Izumi Motai, the senior adviser for marketing and the tasting room at Takara, told me in a phone interview that the closures, plus the closures of so many restaurants put a big dent in the company’s market; although he admitted that in tough times, alcohol products seem to maintain their popularity.
The Zoom class was led by Takara’s tasting room manager, Mika Tsuchiiwa, with additional information from Motai. The first half-hour of the class was a detailed lecture about the different types of sake and how they are made. Before she began her lecture, Tsuchiiwa encouraged us to start sipping Takara’s junmai ginjo, a light and delicate sake that comes in a frosty, pink bottle. As we all toasted “Kanpai!” it immediately began to smooth away the rough edges of the day. Several detailed charts and descriptive sheets were included with the tasting kit and Tsuchiiwa showed us more in her Zoom presentation.

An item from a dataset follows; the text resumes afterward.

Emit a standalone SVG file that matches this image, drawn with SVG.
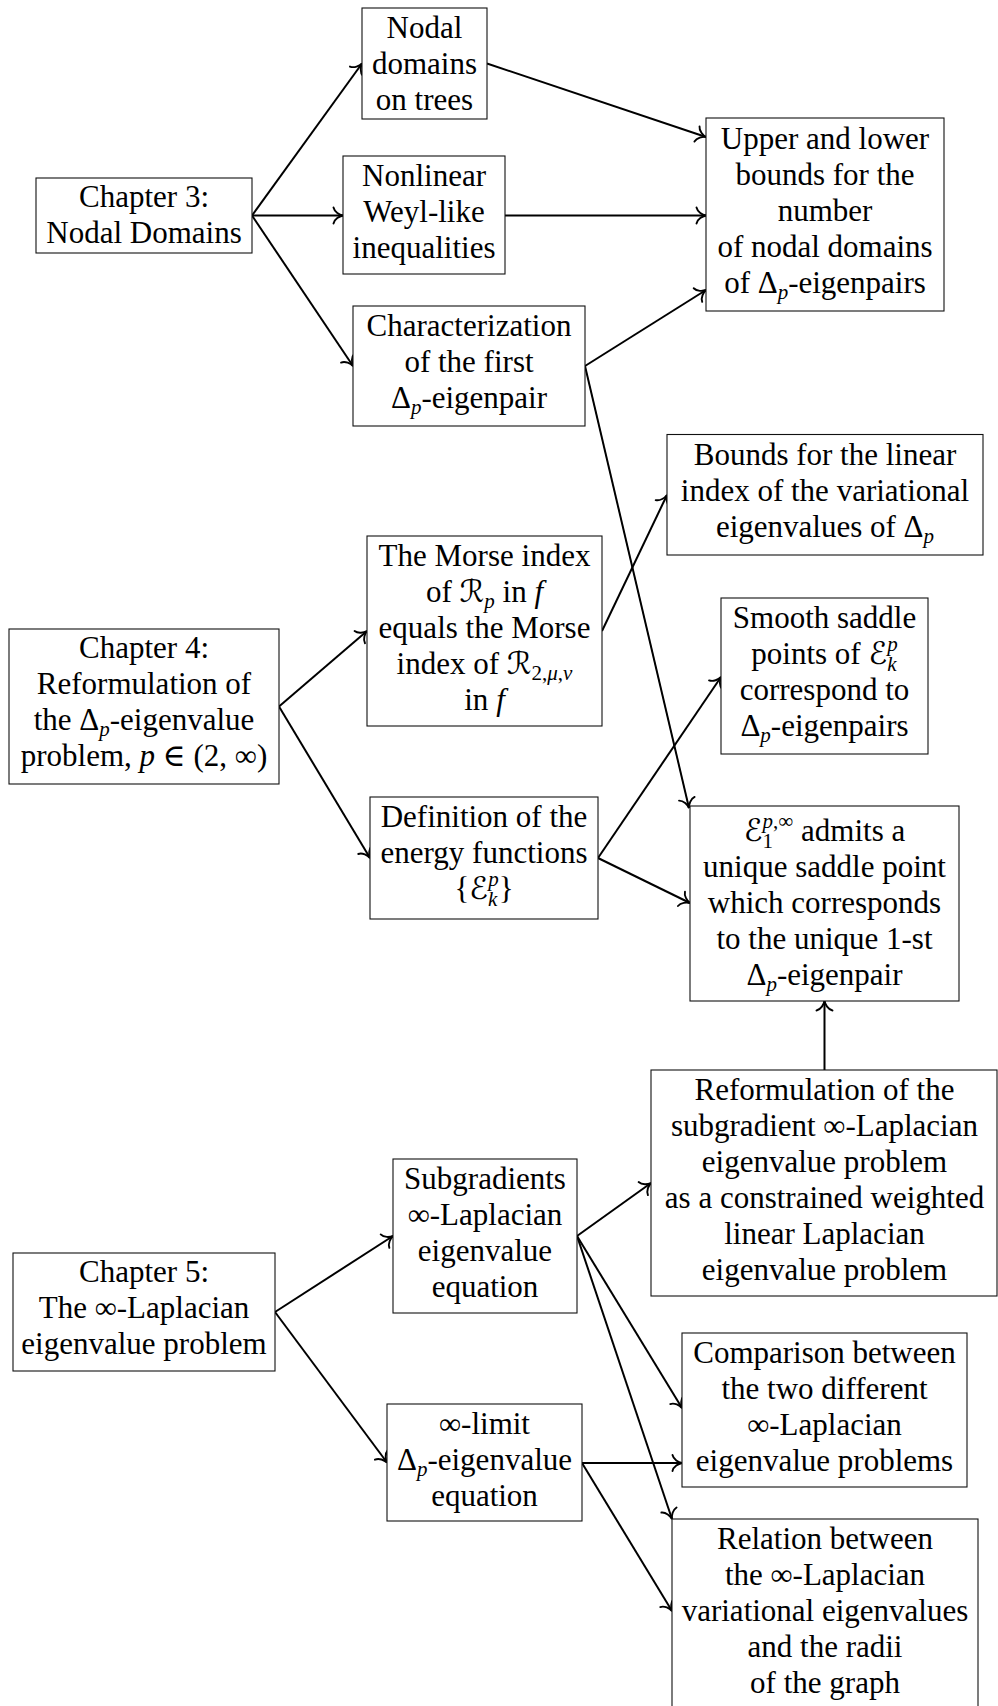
<svg xmlns="http://www.w3.org/2000/svg" width="998" height="1706" viewBox="0 0 998 1706">
<defs>
<style>
.box{fill:#fff;stroke:#111;stroke-width:1.1}
.t{font-family:"Liberation Serif","DejaVu Serif","DejaVu Sans",serif;font-size:31px;fill:#000;text-anchor:middle}
.m{font-style:italic}
.s{font-size:21px}
.e{stroke:#000;stroke-width:2;fill:none;marker-end:url(#arr)}
</style>
<marker id="arr" markerUnits="userSpaceOnUse" viewBox="-12 -12 14 24" refX="0" refY="0" markerWidth="14" markerHeight="24" orient="auto" overflow="visible">
<path d="M -9.5 -8 C -8.5 -3.5 -3.5 -0.7 0 0 C -3.5 0.7 -8.5 3.5 -9.5 8" fill="none" stroke="#000" stroke-width="1.9" stroke-linecap="round"/>
</marker>
</defs>
<rect width="998" height="1706" fill="#fff"/>

<g id="connectors">
<line class="e" x1="252" y1="215.5" x2="362" y2="63.5"/>
<line class="e" x1="252" y1="215.5" x2="343" y2="215.5"/>
<line class="e" x1="252" y1="215.5" x2="353" y2="366"/>
<line class="e" x1="487" y1="63.5" x2="706" y2="137"/>
<line class="e" x1="505" y1="215.5" x2="706" y2="215.5"/>
<line class="e" x1="585" y1="366" x2="706" y2="290"/>
<line class="e" x1="585" y1="366" x2="689" y2="808"/>
<line class="e" x1="279" y1="706.5" x2="367" y2="631"/>
<line class="e" x1="279" y1="706.5" x2="370" y2="858"/>
<line class="e" x1="602" y1="631" x2="667" y2="495"/>
<line class="e" x1="598" y1="858" x2="721" y2="677"/>
<line class="e" x1="598" y1="858" x2="690" y2="903"/>
<line class="e" x1="824.5" y1="1070" x2="824.5" y2="1001"/>
<line class="e" x1="275" y1="1312" x2="393" y2="1236"/>
<line class="e" x1="275" y1="1312" x2="387" y2="1462.5"/>
<line class="e" x1="577" y1="1236" x2="651" y2="1183"/>
<line class="e" x1="577" y1="1236" x2="682" y2="1408"/>
<line class="e" x1="577" y1="1236" x2="672" y2="1519"/>
<line class="e" x1="582" y1="1463" x2="682" y2="1463"/>
<line class="e" x1="582" y1="1463" x2="672" y2="1611"/>
</g>

<g id="ch3">
<rect class="box" x="36" y="178" width="216" height="75"/>
<text class="t" x="144" y="207">Chapter 3:</text>
<text class="t" x="144" y="243">Nodal Domains</text>
</g>

<g id="nodal">
<rect class="box" x="362" y="8" width="125" height="111"/>
<text class="t" x="424.5" y="38">Nodal</text>
<text class="t" x="424.5" y="74">domains</text>
<text class="t" x="424.5" y="110">on trees</text>
</g>

<g id="weyl">
<rect class="box" x="343" y="156" width="162" height="118"/>
<text class="t" x="424" y="186">Nonlinear</text>
<text class="t" x="424" y="222">Weyl-like</text>
<text class="t" x="424" y="258">inequalities</text>
</g>

<g id="charact">
<rect class="box" x="353" y="306" width="232" height="120"/>
<text class="t" x="469" y="336">Characterization</text>
<text class="t" x="469" y="372">of the first</text>
<text class="t" x="469" y="408">Δ<tspan class="m s" dy="6">p</tspan><tspan dy="-6">-eigenpair</tspan></text>
</g>

<g id="upper">
<rect class="box" x="706" y="118" width="238" height="193"/>
<text class="t" x="825" y="149">Upper and lower</text>
<text class="t" x="825" y="185">bounds for the</text>
<text class="t" x="825" y="221">number</text>
<text class="t" x="825" y="257">of nodal domains</text>
<text class="t" x="825" y="293">of Δ<tspan class="m s" dy="6">p</tspan><tspan dy="-6">-eigenpairs</tspan></text>
</g>

<g id="ch4">
<rect class="box" x="9" y="629" width="270" height="155"/>
<text class="t" x="144" y="658">Chapter 4:</text>
<text class="t" x="144" y="694">Reformulation of</text>
<text class="t" x="144" y="730">the Δ<tspan class="m s" dy="6">p</tspan><tspan dy="-6">-eigenvalue</tspan></text>
<text class="t" x="144" y="766">problem, <tspan class="m">p</tspan> ∈ (2, ∞)</text>
</g>

<g id="morse">
<rect class="box" x="367" y="536" width="235" height="190"/>
<text class="t" x="484.5" y="566">The Morse index</text>
<text class="t" x="484.5" y="602">of ℛ<tspan class="m s" dy="6">p</tspan><tspan dy="-6"> in </tspan><tspan class="m">f</tspan></text>
<text class="t" x="484.5" y="638">equals the Morse</text>
<text class="t" x="484.5" y="674">index of ℛ<tspan class="s" dy="6">2,</tspan><tspan class="m s">μ</tspan><tspan class="s">,</tspan><tspan class="m s">ν</tspan></text>
<text class="t" x="484.5" y="710">in <tspan class="m">f</tspan></text>
</g>

<g id="defn">
<rect class="box" x="370" y="797" width="228" height="122"/>
<text class="t" x="484" y="827">Definition of the</text>
<text class="t" x="484" y="863">energy functions</text>
<text class="t" x="484" y="899">{ℰ<tspan class="m s" dy="7">k</tspan><tspan class="m s" dx="-9.3" dy="-20">p</tspan><tspan dy="13">}</tspan></text>
</g>

<g id="bounds">
<rect class="box" x="667" y="434.5" width="316" height="120.5"/>
<text class="t" x="825" y="465">Bounds for the linear</text>
<text class="t" x="825" y="501">index of the variational</text>
<text class="t" x="825" y="537">eigenvalues of Δ<tspan class="m s" dy="6">p</tspan></text>
</g>

<g id="smooth">
<rect class="box" x="721" y="598" width="207" height="156"/>
<text class="t" x="824.5" y="628">Smooth saddle</text>
<text class="t" x="824.5" y="664">points of ℰ<tspan class="m s" dy="7">k</tspan><tspan class="m s" dx="-9.3" dy="-20">p</tspan></text>
<text class="t" x="824.5" y="700">correspond to</text>
<text class="t" x="824.5" y="736">Δ<tspan class="m s" dy="6">p</tspan><tspan dy="-6">-eigenpairs</tspan></text>
</g>

<g id="e1">
<rect class="box" x="690" y="806" width="269" height="195"/>
<text class="t" x="824.5" y="841">ℰ<tspan class="s" dy="7">1</tspan><tspan class="m s" dx="-10.5" dy="-20">p</tspan><tspan class="s">,∞</tspan><tspan dy="13"> admits a</tspan></text>
<text class="t" x="824.5" y="877">unique saddle point</text>
<text class="t" x="824.5" y="913">which corresponds</text>
<text class="t" x="824.5" y="949">to the unique 1-st</text>
<text class="t" x="824.5" y="985">Δ<tspan class="m s" dy="6">p</tspan><tspan dy="-6">-eigenpair</tspan></text>
</g>

<g id="ch5">
<rect class="box" x="13" y="1253" width="262" height="118"/>
<text class="t" x="144" y="1282">Chapter 5:</text>
<text class="t" x="144" y="1318">The ∞-Laplacian</text>
<text class="t" x="144" y="1354">eigenvalue problem</text>
</g>

<g id="subgrad">
<rect class="box" x="393" y="1159" width="184" height="154"/>
<text class="t" x="485" y="1189">Subgradients</text>
<text class="t" x="485" y="1225">∞-Laplacian</text>
<text class="t" x="485" y="1261">eigenvalue</text>
<text class="t" x="485" y="1297">equation</text>
</g>

<g id="inflimit">
<rect class="box" x="387" y="1404" width="195" height="117"/>
<text class="t" x="484.5" y="1434">∞-limit</text>
<text class="t" x="484.5" y="1470">Δ<tspan class="m s" dy="6">p</tspan><tspan dy="-6">-eigenvalue</tspan></text>
<text class="t" x="484.5" y="1506">equation</text>
</g>

<g id="reform">
<rect class="box" x="651" y="1070" width="346" height="226"/>
<text class="t" x="824.5" y="1100">Reformulation of the</text>
<text class="t" x="824.5" y="1136">subgradient ∞-Laplacian</text>
<text class="t" x="824.5" y="1172">eigenvalue problem</text>
<text class="t" x="824.5" y="1208">as a constrained weighted</text>
<text class="t" x="824.5" y="1244">linear Laplacian</text>
<text class="t" x="824.5" y="1280">eigenvalue problem</text>
</g>

<g id="compar">
<rect class="box" x="682" y="1333" width="285" height="154"/>
<text class="t" x="824.5" y="1363">Comparison between</text>
<text class="t" x="824.5" y="1399">the two different</text>
<text class="t" x="824.5" y="1435">∞-Laplacian</text>
<text class="t" x="824.5" y="1471">eigenvalue problems</text>
</g>

<g id="relation">
<rect class="box" x="672" y="1519" width="306" height="190"/>
<text class="t" x="825" y="1549">Relation between</text>
<text class="t" x="825" y="1585">the ∞-Laplacian</text>
<text class="t" x="825" y="1621">variational eigenvalues</text>
<text class="t" x="825" y="1657">and the radii</text>
<text class="t" x="825" y="1693">of the graph</text>
</g>
</svg>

There was a lot of information to digest. I learned that sakes are all made with the same four ingredients: rice, water, yeast and koji (a rice mold). The variations are derived from the type of rice used and the way the rice is processed. The many necessary steps include polishing, washing, soaking, steaming, adding koji, adding yeast, making a mash, pressing, filtration, pasteurization and aging. Generally, the more that rice grains are polished, the fruitier and lighter the sakes. (Sakes that are called ginjo and daiginjo mean they’ve been polished to at least 60% and 50%, respectively). Rice that has a higher percentage of the grain remaining produces a richer and more full-bodied sake.

In the second half-hour, we tasted the five varieties of sake in a specific order, identified their flavor profiles and imagined which foods they would best pair with. While I am not an experienced wine taster, I really could detect the hints of cantaloupe in Takara’s junmai daiginjo REI and mushroom in its unpasteurized, organic junmai nama. (All the sakes we tasted are a part of Takara’s Sho Chiku Bai line.)
“The most enlightening part of the class,” said my husband later, “was tasting the five different sakes at one sitting, instead of one at a time, the way we had been doing at restaurants. You can really notice the differences.”
We also both appreciated the pairing notes of which foods would go best with each sake, such as the advice that the light junmai ginjo would go better with more delicately flavored seafood, such as white tuna or fresh oysters, and not with strongly flavored foods or any fish dipped in “too much soy sauce” which, as Motai put it, “is a massive umami bomb.”

Since the class ended at 5 p.m., we had anticipated wanting Japanese food for dinner and ordered takeout from Kamado. While one would not usually order five different sakes in a restaurant, since we were at home, we played with matching the various sakes to the delicate scallop sushi versus the bolder 5-spice tuna, for example, and so on. After experimenting with how every component of our meal went with each sake, the details of which pairings we liked best are a bit fuzzy, but I do remember it was a very happy meal.”
The day after the class, we still had half-bottles of several different sakes. Tsuchiiwa and Motai had mentioned pairing sakes with cheeses, something that had never occurred to us before, but that is becoming a more common pairing in the sake world. I made a plate with three different kinds of cheese and sliced persimmons and we had our own second tasting.
“It’s a shame, “my husband said, “that we only thought of drinking sake with Japanese food before, this has opened up a whole new world.”
Takara’s Zoom sake tastings take place from 4-5 p.m., Thursday. Attendees must order a virtual sake tasting sake set ($50) in advance of the class when registering for the lecture (class is included in the price of the set) for home delivery or pickup at Takara Sake, 708 Addison St. (at Fourth Street), Berkeley.